**Supplied material:**
------------------------------------------------
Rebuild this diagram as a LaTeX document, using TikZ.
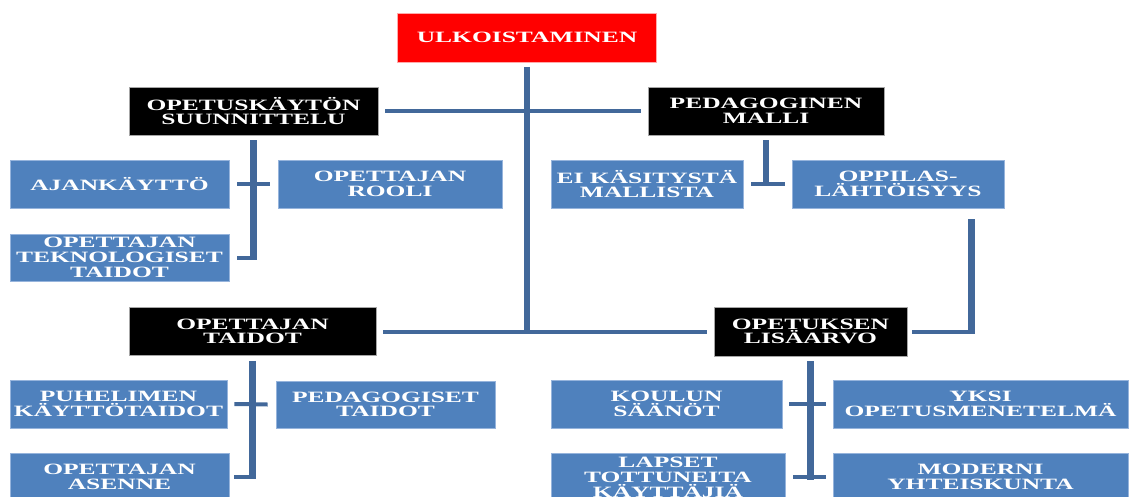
------------------------------------------------
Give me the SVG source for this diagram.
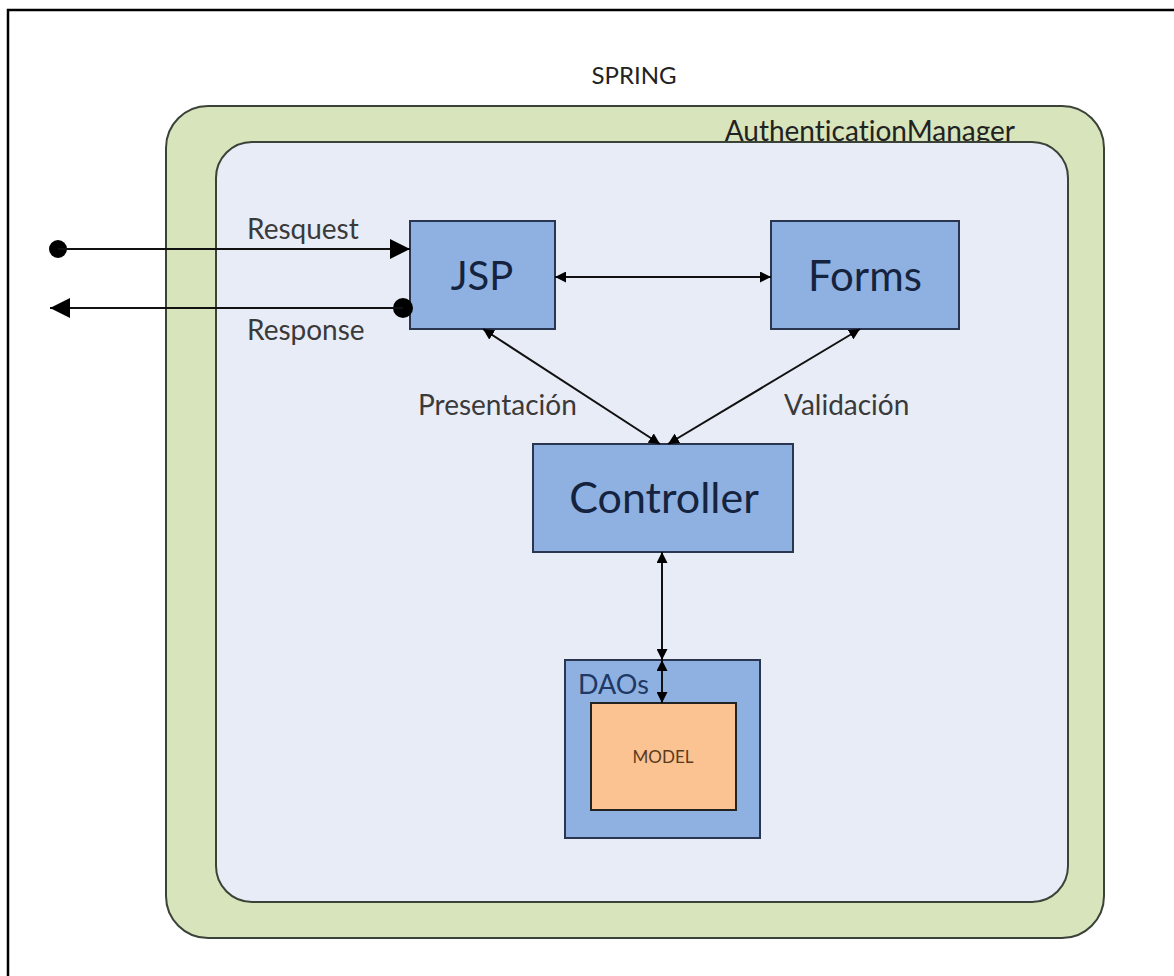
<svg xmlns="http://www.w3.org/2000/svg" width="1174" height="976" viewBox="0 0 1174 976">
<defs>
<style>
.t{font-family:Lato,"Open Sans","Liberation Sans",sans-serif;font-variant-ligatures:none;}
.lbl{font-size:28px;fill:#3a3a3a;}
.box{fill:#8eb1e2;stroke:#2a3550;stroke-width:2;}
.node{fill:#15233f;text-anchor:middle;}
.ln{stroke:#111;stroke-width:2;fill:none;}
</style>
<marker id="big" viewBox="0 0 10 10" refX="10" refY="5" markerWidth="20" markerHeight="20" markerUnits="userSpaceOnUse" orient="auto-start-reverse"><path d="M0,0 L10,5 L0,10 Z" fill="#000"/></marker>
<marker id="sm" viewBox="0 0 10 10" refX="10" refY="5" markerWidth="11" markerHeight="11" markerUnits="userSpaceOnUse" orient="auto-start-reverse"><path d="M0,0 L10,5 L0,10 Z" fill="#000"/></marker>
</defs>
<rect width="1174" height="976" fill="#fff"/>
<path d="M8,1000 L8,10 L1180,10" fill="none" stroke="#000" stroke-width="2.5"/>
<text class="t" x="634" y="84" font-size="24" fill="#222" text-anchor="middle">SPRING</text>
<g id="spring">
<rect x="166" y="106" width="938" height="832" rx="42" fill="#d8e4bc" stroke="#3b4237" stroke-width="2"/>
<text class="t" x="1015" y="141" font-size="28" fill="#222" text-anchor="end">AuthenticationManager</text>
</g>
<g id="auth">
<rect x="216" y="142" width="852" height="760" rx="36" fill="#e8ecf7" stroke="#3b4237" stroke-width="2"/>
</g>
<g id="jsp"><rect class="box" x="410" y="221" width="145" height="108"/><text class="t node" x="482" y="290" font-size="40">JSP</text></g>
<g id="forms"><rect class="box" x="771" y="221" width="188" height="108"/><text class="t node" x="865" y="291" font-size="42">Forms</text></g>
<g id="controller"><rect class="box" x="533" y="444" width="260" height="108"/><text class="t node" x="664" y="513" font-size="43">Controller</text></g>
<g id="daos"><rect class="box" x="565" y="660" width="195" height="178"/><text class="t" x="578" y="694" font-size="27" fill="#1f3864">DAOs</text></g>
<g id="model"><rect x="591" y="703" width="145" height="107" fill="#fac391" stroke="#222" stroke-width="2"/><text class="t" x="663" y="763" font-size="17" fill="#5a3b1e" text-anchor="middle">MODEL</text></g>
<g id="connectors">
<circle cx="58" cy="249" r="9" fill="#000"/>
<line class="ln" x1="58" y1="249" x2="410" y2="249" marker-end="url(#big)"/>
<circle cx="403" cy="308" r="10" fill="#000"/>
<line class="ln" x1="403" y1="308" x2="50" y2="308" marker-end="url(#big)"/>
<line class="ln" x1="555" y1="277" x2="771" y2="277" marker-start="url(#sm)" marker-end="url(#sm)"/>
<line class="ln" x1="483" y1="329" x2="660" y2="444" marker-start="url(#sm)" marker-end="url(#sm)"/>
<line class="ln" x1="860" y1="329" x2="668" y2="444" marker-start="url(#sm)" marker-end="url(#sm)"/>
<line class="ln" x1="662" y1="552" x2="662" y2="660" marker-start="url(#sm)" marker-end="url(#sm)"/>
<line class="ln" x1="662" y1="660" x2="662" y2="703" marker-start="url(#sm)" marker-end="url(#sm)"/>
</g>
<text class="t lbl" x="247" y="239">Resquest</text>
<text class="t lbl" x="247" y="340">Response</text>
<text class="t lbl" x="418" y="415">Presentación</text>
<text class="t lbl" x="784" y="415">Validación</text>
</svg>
------------------------------------------------
**What is required:**
Identify and copy lines that hold the string "diagram".

**Written answer:**
Rebuild this diagram as a LaTeX document, using TikZ.
Give me the SVG source for this diagram.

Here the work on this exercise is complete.